## Task description
Pictures are not part of the copy. Retype the lines from the first one through the line that contains "plt.rcParams['axes.unicode_minus'] = False".
***** Source material
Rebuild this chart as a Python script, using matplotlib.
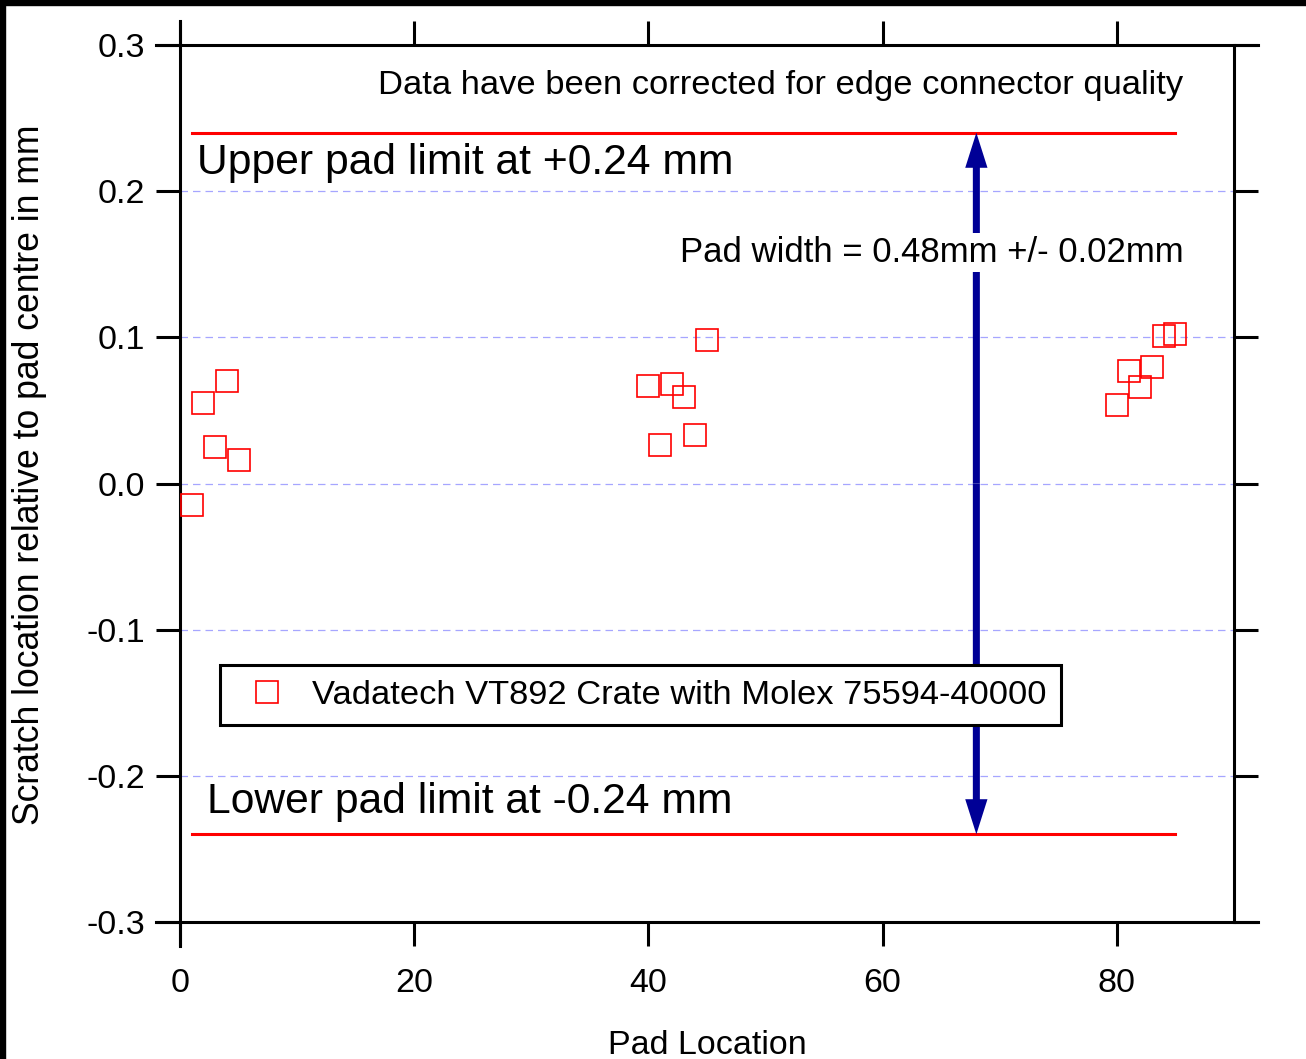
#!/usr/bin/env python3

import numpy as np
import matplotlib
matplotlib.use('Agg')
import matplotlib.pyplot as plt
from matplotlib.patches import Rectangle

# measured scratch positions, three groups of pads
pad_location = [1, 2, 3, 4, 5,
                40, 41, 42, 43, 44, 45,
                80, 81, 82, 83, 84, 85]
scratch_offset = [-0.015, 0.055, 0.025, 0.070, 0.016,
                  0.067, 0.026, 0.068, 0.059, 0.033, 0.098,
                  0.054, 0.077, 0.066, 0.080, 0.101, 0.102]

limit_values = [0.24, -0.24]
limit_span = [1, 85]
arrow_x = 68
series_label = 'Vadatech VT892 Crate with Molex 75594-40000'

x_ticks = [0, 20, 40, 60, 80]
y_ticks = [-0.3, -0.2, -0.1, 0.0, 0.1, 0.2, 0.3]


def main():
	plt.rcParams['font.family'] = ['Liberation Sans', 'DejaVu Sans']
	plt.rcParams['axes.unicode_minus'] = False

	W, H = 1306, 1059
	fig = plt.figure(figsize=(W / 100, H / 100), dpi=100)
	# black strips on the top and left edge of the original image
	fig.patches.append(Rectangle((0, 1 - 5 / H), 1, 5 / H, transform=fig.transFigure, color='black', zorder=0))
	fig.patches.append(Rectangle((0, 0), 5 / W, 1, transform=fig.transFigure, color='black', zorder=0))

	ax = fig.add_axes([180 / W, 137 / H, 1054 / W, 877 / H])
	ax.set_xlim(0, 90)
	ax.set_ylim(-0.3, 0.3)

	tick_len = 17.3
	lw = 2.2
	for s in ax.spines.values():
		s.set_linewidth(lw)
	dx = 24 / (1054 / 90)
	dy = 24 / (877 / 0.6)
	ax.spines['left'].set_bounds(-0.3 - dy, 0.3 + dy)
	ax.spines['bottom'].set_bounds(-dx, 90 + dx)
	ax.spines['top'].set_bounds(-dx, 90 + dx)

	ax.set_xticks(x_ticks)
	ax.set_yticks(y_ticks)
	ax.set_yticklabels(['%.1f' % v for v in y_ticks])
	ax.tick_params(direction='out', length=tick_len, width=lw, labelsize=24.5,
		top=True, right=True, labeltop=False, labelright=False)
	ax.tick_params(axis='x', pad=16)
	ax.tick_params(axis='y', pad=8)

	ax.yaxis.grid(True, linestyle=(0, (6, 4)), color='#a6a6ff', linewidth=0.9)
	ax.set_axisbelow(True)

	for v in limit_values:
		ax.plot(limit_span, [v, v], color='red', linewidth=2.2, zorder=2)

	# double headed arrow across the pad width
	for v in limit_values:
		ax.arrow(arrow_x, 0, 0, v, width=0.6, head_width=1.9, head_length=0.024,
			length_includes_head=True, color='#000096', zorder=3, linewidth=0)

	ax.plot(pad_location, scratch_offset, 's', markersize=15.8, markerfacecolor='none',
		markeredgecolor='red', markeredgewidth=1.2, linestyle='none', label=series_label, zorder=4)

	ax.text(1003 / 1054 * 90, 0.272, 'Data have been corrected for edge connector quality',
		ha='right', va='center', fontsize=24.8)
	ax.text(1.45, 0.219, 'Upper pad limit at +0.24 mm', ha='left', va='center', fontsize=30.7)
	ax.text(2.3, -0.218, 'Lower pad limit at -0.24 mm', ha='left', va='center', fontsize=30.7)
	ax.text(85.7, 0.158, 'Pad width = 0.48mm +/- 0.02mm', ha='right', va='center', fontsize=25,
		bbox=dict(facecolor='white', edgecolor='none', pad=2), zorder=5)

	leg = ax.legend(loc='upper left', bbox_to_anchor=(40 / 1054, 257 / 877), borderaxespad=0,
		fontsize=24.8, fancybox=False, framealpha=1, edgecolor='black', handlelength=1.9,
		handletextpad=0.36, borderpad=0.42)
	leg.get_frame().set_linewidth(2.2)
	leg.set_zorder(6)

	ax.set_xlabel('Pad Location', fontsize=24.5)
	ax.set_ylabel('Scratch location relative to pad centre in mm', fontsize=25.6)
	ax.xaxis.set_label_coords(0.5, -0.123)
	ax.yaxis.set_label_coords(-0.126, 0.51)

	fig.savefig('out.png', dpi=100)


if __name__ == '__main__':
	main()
**********
## Exercise result
Rebuild this chart as a Python script, using matplotlib.
#!/usr/bin/env python3

import numpy as np
import matplotlib
matplotlib.use('Agg')
import matplotlib.pyplot as plt
from matplotlib.patches import Rectangle

# measured scratch positions, three groups of pads
pad_location = [1, 2, 3, 4, 5,
                40, 41, 42, 43, 44, 45,
                80, 81, 82, 83, 84, 85]
scratch_offset = [-0.015, 0.055, 0.025, 0.070, 0.016,
                  0.067, 0.026, 0.068, 0.059, 0.033, 0.098,
                  0.054, 0.077, 0.066, 0.080, 0.101, 0.102]

limit_values = [0.24, -0.24]
limit_span = [1, 85]
arrow_x = 68
series_label = 'Vadatech VT892 Crate with Molex 75594-40000'

x_ticks = [0, 20, 40, 60, 80]
y_ticks = [-0.3, -0.2, -0.1, 0.0, 0.1, 0.2, 0.3]


def main():
	plt.rcParams['font.family'] = ['Liberation Sans', 'DejaVu Sans']
	plt.rcParams['axes.unicode_minus'] = False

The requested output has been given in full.